Maybe I could add ... the product of the chipping is mulch that can be used to conserve water, deter weeds and provide plants with an optimal growth environment. How much better would it be if you could add nutrients to the mulch as in blood and bone?


Sorry, I posted before reading Steve's comment on this topic! Mia Culpa!


----------



## drop bear (Apr 3, 2014)

Carol said:


> Kittens in wood chippers.  I'm against it.
> 
> :redcaptur
> 
> In all seriousness, I'm game for a healthy debate.



You have to understand that a cat is an effective predator that as an introduced species destroys the ecosystem. A wood chipper while messy is quick and a comparatively painless way of addressing an imbalance in nature that we have created.

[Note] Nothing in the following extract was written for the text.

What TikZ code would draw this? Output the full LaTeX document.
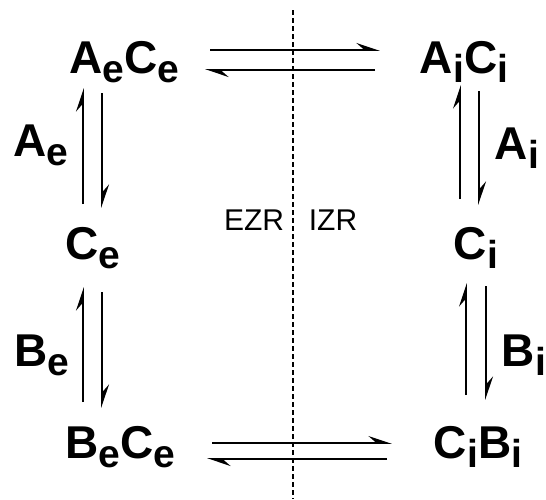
\documentclass[tikz,border=0pt]{standalone}
\usepackage{fontspec}
\setmainfont{Liberation Sans}
\usetikzlibrary{arrows.meta}
\newcommand\sbx[1]{\raisebox{-9pt}{\fontsize{39}{46}\selectfont #1}}
\begin{document}
\begin{tikzpicture}[x=1pt,y=-1pt,
  lbl/.style={anchor=base,inner sep=0pt,font=\fontsize{46}{54}\selectfont\bfseries},
  zone/.style={anchor=base,inner sep=0pt,font=\fontsize{30}{36}\selectfont},
  harp/.style={line width=1.7pt,-{Stealth[harpoon,length=21pt,width=14pt,inset=8pt]}},
  divider/.style={line width=1.4pt,dash pattern=on 5pt off 3pt}]
\useasboundingbox (0,0) rectangle (546,499);
% species
\node[lbl] (AeCe) at (124,73) {A\sbx{e}C\sbx{e}};
\node[lbl] (AiCi) at (464,73) {A\sbx{i}C\sbx{i}};
\node[lbl] (Ce) at (93,259) {C\sbx{e}};
\node[lbl] (Ci) at (476,259) {C\sbx{i}};
\node[lbl] (BeCe) at (120,458) {B\sbx{e}C\sbx{e}};
\node[lbl] (CiBi) at (478,458) {C\sbx{i}B\sbx{i}};
% step labels
\node[lbl] (Ae) at (41,156) {A\sbx{e}};
\node[lbl] (Ai) at (517,159) {A\sbx{i}};
\node[lbl] (Be) at (42,366) {B\sbx{e}};
\node[lbl] (Bi) at (524,366) {B\sbx{i}};
% zones
\node[zone] (EZR) at (254,230) {EZR};
\node[zone] (IZR) at (333,230) {IZR};
% divider
\coordinate (dTop) at (293,10);
\coordinate (dBot) at (293,499);
\draw[divider] (dTop) -- (dBot);
% top horizontal pair
\coordinate (t1a) at (210,50); \coordinate (t1b) at (380,50);
\coordinate (t2a) at (375,70); \coordinate (t2b) at (205,70);
\draw[harp] (t1a) -- (t1b);
\draw[harp] (t2a) -- (t2b);
% bottom horizontal pair
\coordinate (b1a) at (212,443); \coordinate (b1b) at (392,443);
\coordinate (b2a) at (387,459); \coordinate (b2b) at (207,459);
\draw[harp] (b1a) -- (b1b);
\draw[harp] (b2a) -- (b2b);
% left top vertical pair
\coordinate (l1a) at (83,204); \coordinate (l1b) at (83,88);
\coordinate (l2a) at (102,93); \coordinate (l2b) at (102,208);
\draw[harp] (l1a) -- (l1b);
\draw[harp] (l2a) -- (l2b);
% left bottom vertical pair
\coordinate (l3a) at (83,402); \coordinate (l3b) at (83,287);
\coordinate (l4a) at (102,292); \coordinate (l4b) at (102,408);
\draw[harp] (l3a) -- (l3b);
\draw[harp] (l4a) -- (l4b);
% right top vertical pair
\coordinate (r1a) at (460,199); \coordinate (r1b) at (460,85);
\coordinate (r2a) at (479,91); \coordinate (r2b) at (479,205);
\draw[harp] (r1a) -- (r1b);
\draw[harp] (r2a) -- (r2b);
% right bottom vertical pair
\coordinate (r3a) at (466,395); \coordinate (r3b) at (466,283);
\coordinate (r4a) at (486,286); \coordinate (r4b) at (486,400);
\draw[harp] (r3a) -- (r3b);
\draw[harp] (r4a) -- (r4b);
\end{tikzpicture}
\end{document}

The cat itself makes for good compost. Creating a healthier planet for all wildlife.


----------



## K-man (Apr 4, 2014)

Having thought deeply on the subject, I would love to see how *Bill* and *Maka* would support the motion for greater involvement of the Government in controlling the Ship of State and the management of the economy. This would of course involve the increase in taxes necessary to increase the size of the bureaucracy to achieve a satisfactory outcome and could well involve the removal of firearms to ensure the safety of the citizens in the event that the government would probably wish to take over the responsibility for public safety.
opcorn:


----------



## Steve (Apr 4, 2014)

I think, in order to keep things somewhat organized, we can use this thread to track potential seeds for some fun threads that will be on specific topics.

Knowing that gun law is something that people here seem to be very knowledgeable about, how about we start with that?  There are a lot of great ideas, and maybe we should consider an animal cruelty debate for you guys!  You seem very keen on kittens and mulchers!  

I want to emphasize that this is intended to be a game, and I would like, once the thread has run its course to be able to declare a winner, chosen by consensus based upon criteria I'll share in the first post.  

Look for a new thread soon.  I'll lay out the ground rules.   This is intended to be a fun thing.  I hope you guys enjoy it.


----------



## wingchun100 (Apr 4, 2014)

I am in for this, once I catch up on the replies.


----------